Director: Vishal Furia
Writers: Vishal Furia, Vishal Kapoor
Cast: Nushrratt Bharuccha , Saurabh Goyal, Mita Vashisht, Rajesh Jais
Cinematographer: Anshul Chobey
Editor: Unnikrishnan Payoor Parameswaran
A young married couple go to a new place; the wife is pregnant and there's an older couple taking care of them. They are nice – perhaps a bit too nice, hiding sinister plans behind their over friendly facade. Chhorii's premise recalls Rosemary's Baby except we are in the sugarcane fields of Haryana, and the couple in question, Sakshi (Nushrratt Bharuccha) and Hemant (Saurabh Goyal), haven't moved into a new apartment, but are in hiding, running away from a creditor who had sent goons to beat him up; Hemant is given one day to pay him back and he is trying to buy time. Their driver Kajla ji (Rajesh Jais) takes them to his village 300 kilometres away. It's a pretty serious situation – she is pregnant after all and the creditor guy sounds dangerous – but without this pretext, though, it would seem as if Sakshi and Hemant are on vacation, enjoying the rustic pleasures of country life ('Let's have hookah', 'Chalo khet dekhne chalte hai'). This is just one of the many instances where Chhorii bypasses common sense for convenience, and loses the audience a bit every time it does so. A final twist that seemingly makes everything fall in place in retrospect doesn't help, as they rarely do in films that overly rely on shocking climactic reveals to salvage themselves; more often than not the back calculations seem too obvious.
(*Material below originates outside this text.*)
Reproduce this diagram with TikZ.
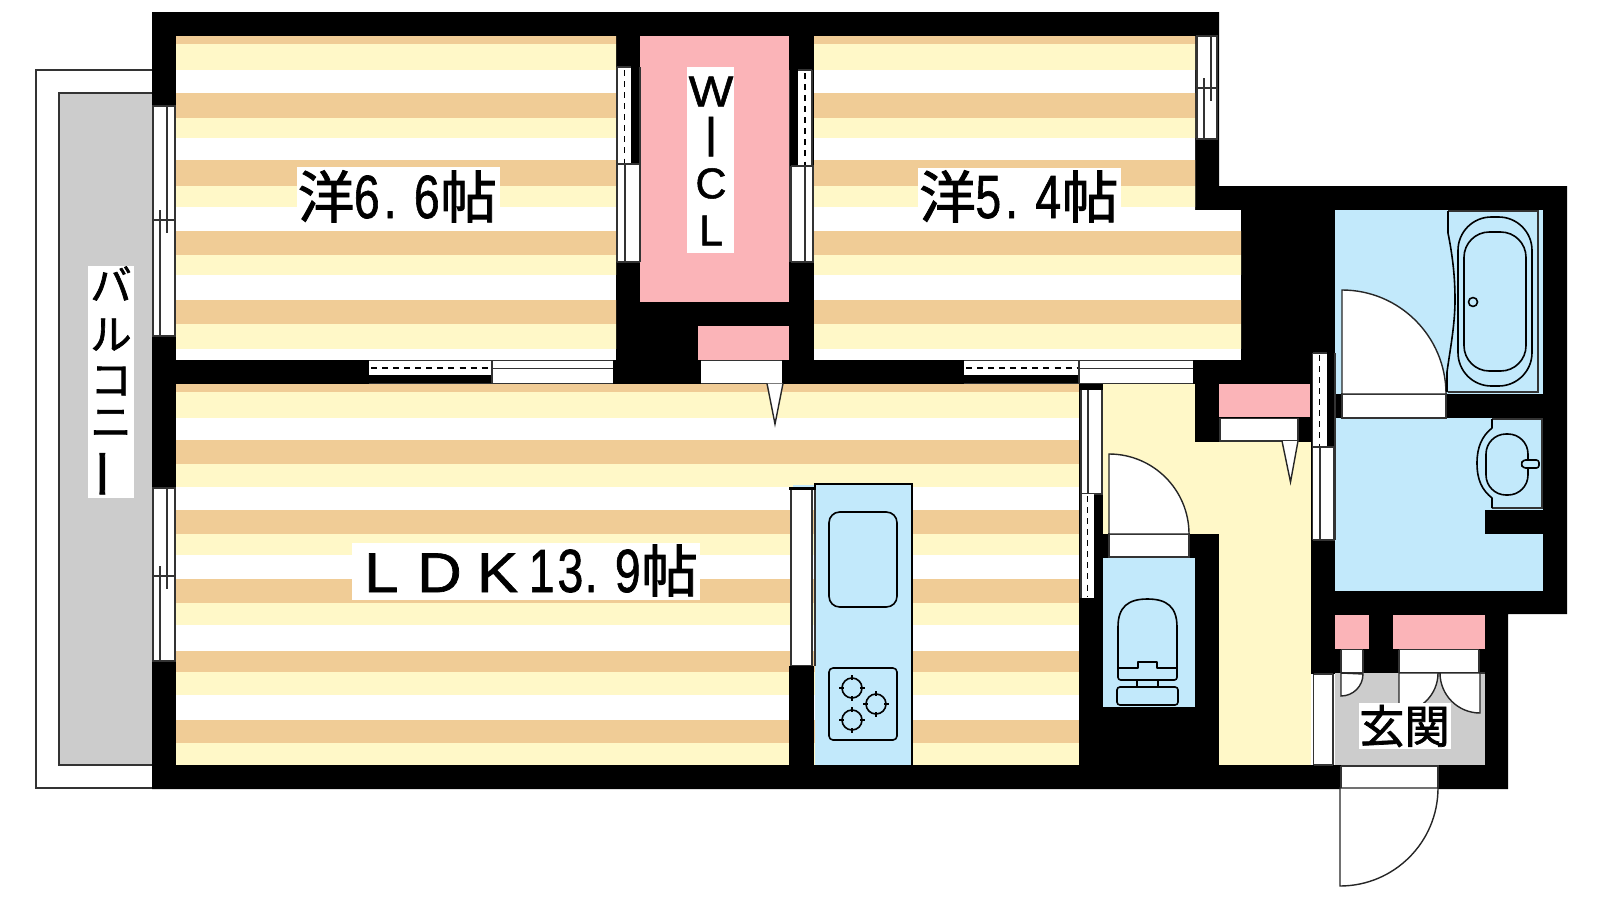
\documentclass[tikz,border=0pt]{standalone}
\usepackage{fontspec}
\setmainfont{Liberation Sans}
\newfontfamily\jp[FakeBold=1.6]{Noto Sans CJK JP}
\newfontfamily\lab[FakeBold=1.2]{Liberation Sans}
\definecolor{cream}{HTML}{FFF8C8}
\definecolor{tan}{HTML}{F0CC96}
\definecolor{pinkc}{HTML}{FBB4B8}
\definecolor{bluec}{HTML}{C2E9FB}
\definecolor{greyc}{HTML}{CCCCCC}
\newcommand{\dg}[1]{\scalebox{.76}[1]{#1}}
\newcommand{\kn}[1]{\hspace{#1pt}}
\newcommand{\ltr}[1]{\scalebox{1.1}[1]{\fontsize{42}{44}\selectfont #1}}
\newcommand{\kj}[1]{{\jp\fontsize{42.5}{44}\selectfont #1}}
\newcommand{\rowfix}[2]{\hbox to 0pt{\hss\smash{#1}\hss}\vskip #2pt}
\newcommand{\upperstripes}{%
  \foreach \a/\b in {36/44,93/118,160/186,231/255,300/324} \fill[tan] (0,\a) rectangle (1600,\b);
  \foreach \a/\b in {44/70,118/138,186/207,255/275,324/349} \fill[cream] (0,\a) rectangle (1600,\b);
}
\newcommand{\vwin}[6]{% x1 x2 ytop ymid ybot : sash window, left wall style
  \fill[white] (#1,#3) rectangle (#2,#5);
  \draw[ln] (#1+1,#3) -- (#1+1,#5) (#2-1,#3) -- (#2-1,#5) (#1,#3) -- (#2,#3) (#1,#5) -- (#2,#5) (#1,#4) -- (#2,#4);
  \draw[ln] (#1+15,#3) -- (#1+15,#4+13) (#1+8,#4-10) -- (#1+8,#5);
}
\tikzset{
  x=.75pt,y=-.75pt,
  ln/.style={draw=black!80,line width=.95pt},
  thick ln/.style={draw=black,line width=1.2pt,line join=round},
  dash ln/.style={draw=black,line width=1.2pt,dash pattern=on 4.5pt off 3.8pt},
  door/.style={fill=white,draw=black!85,line width=1.05pt},
  lbl/.style={inner sep=0pt,anchor=base west,text=black,font=\lab\fontsize{45.75}{50}\selectfont},
  kana/.style={inner sep=0pt,anchor=north,text=black,font=\jp\fontsize{31}{33}\selectfont},
}
\begin{document}
\begin{tikzpicture}
\useasboundingbox (0,0) rectangle (1600,900);
\fill[white] (0,0) rectangle (1600,900);
% balcony
\draw[ln,fill=white] (152,70) -- (36,70) -- (36,788) -- (165,788);
\draw[ln,fill=greyc] (152,93) -- (59,93) -- (59,765) -- (152,765);
% walls
\fill[black] (152,12) -- (1219,12) -- (1219,186) -- (1567,186) -- (1567,614) -- (1508,614) -- (1508,789) -- (152,789) -- cycle;
% bedroom 1
\begin{scope}
\clip (176,36) rectangle (616,360);
\fill[white] (176,36) rectangle (616,360);
\upperstripes
\end{scope}
% bedroom 2
\begin{scope}
\clip (814,36) -- (1195,36) -- (1195,210) -- (1241,210) -- (1241,360) -- (814,360) -- cycle;
\fill[white] (814,36) rectangle (1241,360);
\upperstripes
\end{scope}
% LDK
\begin{scope}
\clip (176,384) rectangle (1079,765);
\fill[white] (176,384) rectangle (1079,765);
\foreach \a/\b in {384/392,440/464,510/534,579/603,651/672,720/743} \fill[tan] (176,\a) rectangle (1079,\b);
\foreach \a/\b in {392/418,464/487,534/555,603/625,672/695,743/765} \fill[cream] (176,\a) rectangle (1079,\b);
\end{scope}
% WIC and closets
\fill[pinkc] (640,36) rectangle (789,302);
\fill[pinkc] (698,326) rectangle (789,360);
\fill[pinkc] (1219,384) rectangle (1310,417);
\fill[pinkc] (1335,615) rectangle (1369,649);
\fill[pinkc] (1393,615) rectangle (1485,649);
% hall
\fill[cream] (1103,384) rectangle (1195,534);
\fill[cream] (1195,442) rectangle (1219,534);
\fill[cream] (1219,442) rectangle (1311,765);
% wet rooms
\fill[bluec] (1335,210) rectangle (1543,591);
\fill[black] (1336,394) rectangle (1543,418);
\fill[black] (1485,510) rectangle (1543,534);
\fill[bluec] (1103,558) rectangle (1195,707);
% entrance
\fill[greyc] (1335,673) rectangle (1485,765);
% left wall windows
\vwin{152}{176}{106}{220}{336}{}
\vwin{152}{176}{488}{576}{661}{}
\vwin{1196}{1218}{36}{88}{139}{}
% WIC left window
\fill[white] (617,67) rectangle (631,164);
\draw[ln] (617,67) -- (631,67) -- (631,67) (617,67) -- (617,262) (640,67) -- (640,262);
\draw[dash ln] (624.5,70) -- (624.5,163);
\fill[white] (617,164) rectangle (640,262);
\draw[ln] (617,164) -- (640,164) (617,262) -- (640,262) (625,164) -- (625,262) (617,164) -- (617,262) (639.5,164) -- (639.5,262);
% WIC right window
\fill[white] (798,70) rectangle (812,166);
\draw[ln] (798,70) -- (812,70) (812,70) -- (812,262) (789.5,70) -- (789.5,262);
\draw[dash ln] (805,73) -- (805,165);
\fill[white] (791,166) rectangle (814,262);
\draw[ln] (791,166) -- (814,166) (791,262) -- (814,262) (805,166) -- (805,262) (791,166) -- (791,262) (813,166) -- (813,262);
% lower horizontal windows
\foreach \xa/\xb/\xc in {369/492/613,964/1079/1193}{
  \fill[white] (\xa,361) rectangle (\xb,375);
  \fill[white] (\xb,361) rectangle (\xc,383);
  \draw[dash ln] (\xa+2,368) -- (\xb,368);
  \draw[ln] (\xa,360.5) -- (\xc,360.5) (\xa,383.5) -- (\xc,383.5) (\xb,361) -- (\xb,383.5) (\xb,368.5) -- (\xc,368.5);
}
% LDK closet door + pointer
\fill[white] (701,361) rectangle (782,383);
\draw[ln] (701,360.5) -- (782,360.5) (701,383.5) -- (782,383.5);
\draw[door] (767,383.5) -- (775,424) -- (783,383.5);
% LDK / hall windows
\fill[black] (1079,385) rectangle (1103,390);
\fill[white] (1080,390) rectangle (1102,494);
\draw[ln] (1081,390) -- (1081,494) (1088,390) -- (1088,494) (1102,390) -- (1102,494) (1081,494) -- (1103,494);
\fill[white] (1081,494) rectangle (1094,598);
\draw[ln] (1081,494) -- (1081,598);
\draw[dash ln] (1087.5,496) -- (1087.5,597);
% toilet door
\fill[white] (1109,534) rectangle (1189,557);
\draw[ln] (1109,534) -- (1109,557) -- (1189,557) -- (1189,534) -- cycle;
\draw[door] (1109,534) -- (1109,454) arc[start angle=-90,end angle=0,radius=80] -- cycle;
% toilet
\draw[thick ln] (1118,668) -- (1118,627) .. controls (1118,607) and (1128,599) .. (1147.5,599) .. controls (1167,599) and (1177,607) .. (1177,627) -- (1177,668);
\draw[thick ln] (1117,668) -- (1138,668) -- (1138,662) -- (1157,662) -- (1157,668) -- (1178,668);
\draw[thick ln,rounded corners=2pt] (1118,668) -- (1118,680) -- (1177,680) -- (1177,668);
\draw[thick ln] (1137,680) -- (1137,687) (1158,680) -- (1158,687);
\draw[thick ln,rounded corners=2.2pt] (1117,687) rectangle (1178,705);
% hall closet door + pointer
\fill[white] (1220,419) rectangle (1298,441);
\draw[ln] (1220,418.5) -- (1298,418.5) -- (1298,441) -- (1220,441) -- cycle;
\draw[door] (1282,441) -- (1290.5,482) -- (1298,441);
% hall right windows
\fill[white] (1313,353) rectangle (1327,447);
\draw[ln] (1312.5,353) -- (1312.5,540) (1313,353) -- (1327,353) (1335,353) -- (1335,540);
\draw[dash ln] (1319.5,355) -- (1319.5,446);
\fill[white] (1312,447) rectangle (1334,540);
\draw[ln] (1312.5,447) -- (1335,447) (1312.5,447) -- (1312.5,540) (1320,447) -- (1320,540) (1333.5,447) -- (1333.5,540) (1312.5,540) -- (1335,540);
% bath door
\fill[white] (1342,394) rectangle (1446,418);
\draw[ln] (1342,394) rectangle (1446,418);
\draw[door] (1342,394) -- (1342,290) arc[start angle=-90,end angle=0,radius=104] -- cycle;
% bathtub
\draw[ln] (1448,392) -- (1538,392) -- (1538,211) -- (1448,211);
\draw[thick ln] (1448,211) -- (1448,233) .. controls (1453,258) and (1455,278) .. (1455,300) .. controls (1455,325) and (1450,350) .. (1447,372) -- (1447,392);
\draw[thick ln,rounded corners=25pt] (1458,217) rectangle (1532,386);
\draw[thick ln,rounded corners=19pt] (1464,232) rectangle (1526,371);
\draw[thick ln] (1473,302) circle[radius=4.5];
% wash basin
\draw[ln] (1492,419) -- (1542,419) -- (1542,508) -- (1492,508);
\draw[thick ln] (1492,419) -- (1492,428) .. controls (1482,436) and (1477,447) .. (1477,463) .. controls (1477,480) and (1482,490) .. (1492,498) -- (1492,508);
\draw[thick ln,rounded corners=15pt] (1486,434) rectangle (1528,495);
\draw[thick ln,fill=bluec,rounded corners=2pt] (1539,460) -- (1523,460) -- (1521,464) -- (1523,468) -- (1539,468) -- cycle;
% kitchen
\fill[white] (790,490) rectangle (813,666);
\draw[ln] (791,490) -- (791,666) (812,490) -- (812,666) (791,666) -- (813,666);
\fill[black] (789,666) rectangle (814,765);
\fill[black] (789,487) rectangle (814,490);
\fill[bluec] (793,484.5) rectangle (815,487);
\fill[bluec] (815,484) rectangle (912,765);
\draw[ln,draw=black] (815,490) -- (815,484) -- (912,484) -- (912,765);
\draw[ln] (815,490) -- (815,666);
\draw[thick ln,rounded corners=8pt] (829,512) rectangle (897,607);
\draw[thick ln,rounded corners=3pt] (829,668) rectangle (897,740);
\foreach \cx/\cy in {852/688,876/704,852/720}{
  \draw[thick ln] (\cx,\cy) circle[radius=10];
  \draw[thick ln] (\cx-13,\cy) -- (\cx-8,\cy) (\cx+8,\cy) -- (\cx+13,\cy) (\cx,\cy-13) -- (\cx,\cy-8) (\cx,\cy+8) -- (\cx,\cy+13);
}
% entrance
\fill[white] (1311,674) rectangle (1335,765);
\draw[ln] (1313.5,674) -- (1313.5,765) (1333,674) -- (1333,765) (1313.5,674) -- (1333,674) (1313.5,765) -- (1333,765);
\fill[white] (1341,650) rectangle (1363,673);
\draw[ln] (1341,649.5) -- (1363,649.5) (1341,650) -- (1341,673) (1363,650) -- (1363,673) (1341,673) -- (1363,673);
\draw[door] (1341,673) -- (1341,696) arc[start angle=90,end angle=0,radius=22] -- cycle;
\fill[white] (1399,650) rectangle (1479,673);
\draw[ln] (1399,649.5) -- (1479,649.5) (1399,650) -- (1399,673) (1479,650) -- (1479,673) (1399,673) -- (1485,673);
\draw[door] (1399,673) -- (1399,712) arc[start angle=90,end angle=0,radius=39] -- cycle;
\draw[door] (1480,673) -- (1480,713) arc[start angle=90,end angle=180,radius=40] -- cycle;
% front door
\fill[white] (1341,766) rectangle (1438,788);
\draw[ln] (1341,766) -- (1438,766) -- (1438,788) (1341,766) -- (1341,788);
\draw[door] (1340,788) -- (1340,886) arc[start angle=90,end angle=0,radius=98] -- cycle;
% labels
\fill[white] (297,167) rectangle (500,222);
\node[lbl] (room1) at (297.5,218) {\kj{洋}\kn{-.4}\dg{6}\kn{3}\dg{.}\kn{13}\dg{6}\kn{.4}\kj{帖}};
\fill[white] (918,168) rectangle (1121,222);
\node[lbl] (room2) at (919,218) {\kj{洋}\kn{-.4}\dg{5}\kn{3}\dg{.}\kn{13}\dg{4}\kn{.4}\kj{帖}};
\fill[white] (352,543) rectangle (700,600);
\node[lbl] (ldk) at (364,592) {\ltr{L}\kn{14}\ltr{D}\kn{11.5}\ltr{K}\kn{8}\dg{1}\kn{2.25}\dg{3}\kn{1}\dg{.}\kn{13}\dg{9}\kn{.4}\kj{帖}};
\fill[white] (687,67) rectangle (734,253);
\node[inner sep=0pt,anchor=north,font=\lab\fontsize{32.25}{34}\selectfont] (wic) at (711,106)
 {\vbox{\offinterlineskip\rowfix{\scalebox{1.1}[1]{W}}{37.5}\rowfix{\scalebox{1}[1.33]{I}}{31.5}\rowfix{C}{35.25}\rowfix{L}{0}}};
\fill[white] (88,266) rectangle (134,498);
\node[kana] (balc) at (111,300)
 {\vbox{\offinterlineskip\rowfix{バ}{37}\rowfix{ル}{34}\rowfix{コ}{31.5}\rowfix{ニ}{36}\rowfix{\rotatebox[origin=c]{90}{\scalebox{1.25}{ー}}}{0}}};
\fill[white] (1359,703) rectangle (1451,749);
\node[inner sep=0pt,font=\jp\fontsize{34}{36}\selectfont] (genkan) at (1404.5,726) {玄関};
\end{tikzpicture}
\end{document}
Either that, or Sakshi is a really dimwitted person, the kind of horror film heroine who has never seen a horror film in her life and therefore remains supremely naive for the most part, ignoring all the signs that she is in one. From the beginning she's taken on a ride. We see what what she sees, we know what she knows. And yet we are smarter than her.
Whereas Chhorii is pregnant with possibilities – this joke had to be made, but it's also true. Like a number of Hindi horror films made in the recent past, Vishal Furia's film (first made in Marathi as Lapachhapi in 2016) wants to show that real horror is not some vengeful spirit but something like female infanticide, a social evil that is still so prevalent it's scary. The setting is perfect: the way to the house Kajla ji and his wife Bhanno Devi (Mita Vashisht) live is through sugarcane plantations with grass tall enough to dwarf human beings and maze-like enough for them to lose their way. Furia gets an effective nightmare sequence out of it – Sakshi tries to escape in the night and keeps meeting dead ends – but doesn't manage so much as a decent scare for the rest of the movie. He makes the mistake of falling back on the worst horror film devices like ominous background score and disfigured ghosts popping up and disappearing – Chhorii is the kind of horror film that reminds you why 'jump scare', a fairly lethal device when used with some thought, became a bad word in the first place.
Ultimately, the film doesn't terrify us the way it wants to because it's too caught up on the overall design to develop characters and make them seem like real people in a real situation. The film's emphasis is on Sakshi's relationship with Bhanno Devi, who makes for a formidable antagonist, but Hemant's character is so poorly conceived that we don't get any sense of his equation with his wife – he is packed off to the city so that the story can take its course, and brought back when needed. Of course, the ending will explain everything but why wait till the end? Or watch it at all?